Bundanon has announced its first exhibition for 2025, 'Thinking Together: Exchanges with the Natural World', running from 1 March to 8 June.

The exhibition will feature major commissions by contemporary artists Isabel and Alfredo Aquilizan, Robert Andrew, Keg de Souza, and others, alongside paintings by Martu artists and video works by Sorawit Songsataya and Tina Stefanou.

Yawuru artist Robert Andrew will create a kinetic installation using natural materials to explore relationships between land, waters, sky, and living things.

His meditative piece will feature moving images capturing the contours of the Shoalhaven landscape and the Bangli river, building an evolving wall drawing over time.

Alfredo and Isabel Aquilizan - Portrait courtesy of artists. (Supplied)

Filipino-born artists Isabel and Alfredo Aquilizan are known for their collaborative practice exploring identity, migration, and displacement.

Their installation for 'Thinking Together' will involve a large-scale sculpture reflecting the tree as a symbol of habitat and home.

The Aquilizans emphasise the importance of community involvement in their work.

"We do like to engage communities to get involved and become active participants, not just passive viewers, because the shared experience of making becomes part of the work's meaning," they said.

"By actually involving them in the process of creation, you demystify the idea that art is not solely an individual pursuit, but a collective one."

Their use of cardboard carries deep significance, particularly the 'Balikbayan Box,' a staple in Filipino culture used to send goods to loved ones abroad.

"This box serves as a tool to send to our loved ones a range of things... anything that still connects us to our families back home," they explained.

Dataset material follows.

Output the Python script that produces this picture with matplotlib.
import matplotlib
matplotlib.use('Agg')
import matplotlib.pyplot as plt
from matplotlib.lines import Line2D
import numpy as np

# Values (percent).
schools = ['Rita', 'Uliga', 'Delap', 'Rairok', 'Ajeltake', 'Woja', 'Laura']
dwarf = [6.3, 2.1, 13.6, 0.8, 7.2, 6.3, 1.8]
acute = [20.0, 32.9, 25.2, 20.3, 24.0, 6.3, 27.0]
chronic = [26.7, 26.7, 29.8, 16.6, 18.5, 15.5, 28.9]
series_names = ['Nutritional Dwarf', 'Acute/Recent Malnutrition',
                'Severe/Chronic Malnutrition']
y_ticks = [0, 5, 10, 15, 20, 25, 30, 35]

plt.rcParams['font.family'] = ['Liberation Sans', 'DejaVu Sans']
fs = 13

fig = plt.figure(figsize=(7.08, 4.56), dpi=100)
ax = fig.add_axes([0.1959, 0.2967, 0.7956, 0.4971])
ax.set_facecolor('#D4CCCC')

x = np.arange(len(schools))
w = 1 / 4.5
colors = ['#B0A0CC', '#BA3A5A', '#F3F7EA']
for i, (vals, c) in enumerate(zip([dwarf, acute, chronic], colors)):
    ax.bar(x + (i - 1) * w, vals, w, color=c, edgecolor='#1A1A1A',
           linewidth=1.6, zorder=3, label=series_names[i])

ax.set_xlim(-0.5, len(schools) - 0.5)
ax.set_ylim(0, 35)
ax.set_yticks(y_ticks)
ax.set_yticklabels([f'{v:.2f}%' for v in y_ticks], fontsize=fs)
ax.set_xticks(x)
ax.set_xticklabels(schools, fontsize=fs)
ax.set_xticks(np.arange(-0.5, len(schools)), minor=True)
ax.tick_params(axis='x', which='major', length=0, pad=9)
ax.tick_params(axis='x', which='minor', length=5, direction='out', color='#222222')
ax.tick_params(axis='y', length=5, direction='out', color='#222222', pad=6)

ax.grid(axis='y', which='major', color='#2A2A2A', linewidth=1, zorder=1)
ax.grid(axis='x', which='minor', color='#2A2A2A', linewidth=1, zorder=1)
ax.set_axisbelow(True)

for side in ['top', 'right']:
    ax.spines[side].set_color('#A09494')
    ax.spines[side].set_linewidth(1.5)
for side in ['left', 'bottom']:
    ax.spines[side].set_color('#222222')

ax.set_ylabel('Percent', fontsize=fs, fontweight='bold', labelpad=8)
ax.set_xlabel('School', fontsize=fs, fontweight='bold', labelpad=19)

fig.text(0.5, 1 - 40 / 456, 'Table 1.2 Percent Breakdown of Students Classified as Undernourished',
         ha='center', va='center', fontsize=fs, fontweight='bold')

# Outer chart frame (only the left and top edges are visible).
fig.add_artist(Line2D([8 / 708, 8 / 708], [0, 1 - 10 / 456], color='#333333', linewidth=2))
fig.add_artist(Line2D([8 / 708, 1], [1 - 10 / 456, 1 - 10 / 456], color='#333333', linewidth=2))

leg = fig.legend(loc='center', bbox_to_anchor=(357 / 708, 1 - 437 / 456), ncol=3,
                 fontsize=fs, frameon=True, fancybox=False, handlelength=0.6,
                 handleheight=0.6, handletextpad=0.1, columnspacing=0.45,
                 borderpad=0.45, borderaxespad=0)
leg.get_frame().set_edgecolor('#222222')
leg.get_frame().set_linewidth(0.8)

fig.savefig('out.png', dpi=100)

"Sadly, at the same time, it's a signal that we're not coming home or cannot come home.

"The significance of cardboard in our work is that each piece has a history of travel already, and this becomes part of the work's meaning."

Robert Andrew - Portrait courtesy of artist. (Image: Supplied)

Bundanon CEO Rachel Kent said the exhibition aligns with the organisation's ethos.

"Throughout its history, Bundanon has supported artists to connect with and draw inspiration from the natural world," she said.

"We are delighted to launch our 2025 program with an exhibition that speaks to the central ethos of Bundanon as a place for creative, cultural and environmental learning."

Keg De Souza, Shipping Roots, 2023 (detail), Inverleith House, Royal Botanic Gardens, Edinburgh. (Image: Ruth Clark)

Keg de Souza's work will examine human-plant relationships, collaborating with ecologists to explore fungal networks at Bundanon.

Her multi-part installation will merge human design systems with natural world structures, including audio biofeedback and historical scientific display designs.

The Martu communities of central Western Australia will present collaborative paintings reflecting deep cultural connections to Country.

These works convey environmental knowledge, geographic information, and ancestral stories.

Paintings from artists such as Ngamaru Bidu, J. Biljabu (dec.), Bowja Patricia Butt, and others will be featured from the collections of the Museum of Contemporary Art and the National Museum of Australia.

Other highlights include Sorawit Songsataya's 'Comfort Zone' (2021), which focuses on the kōtuku (Eastern great egret) and its migration patterns, and Tina Stefanou's 'Horse Power' (2019), a multimedia work exploring human-horse interactions through song and movement.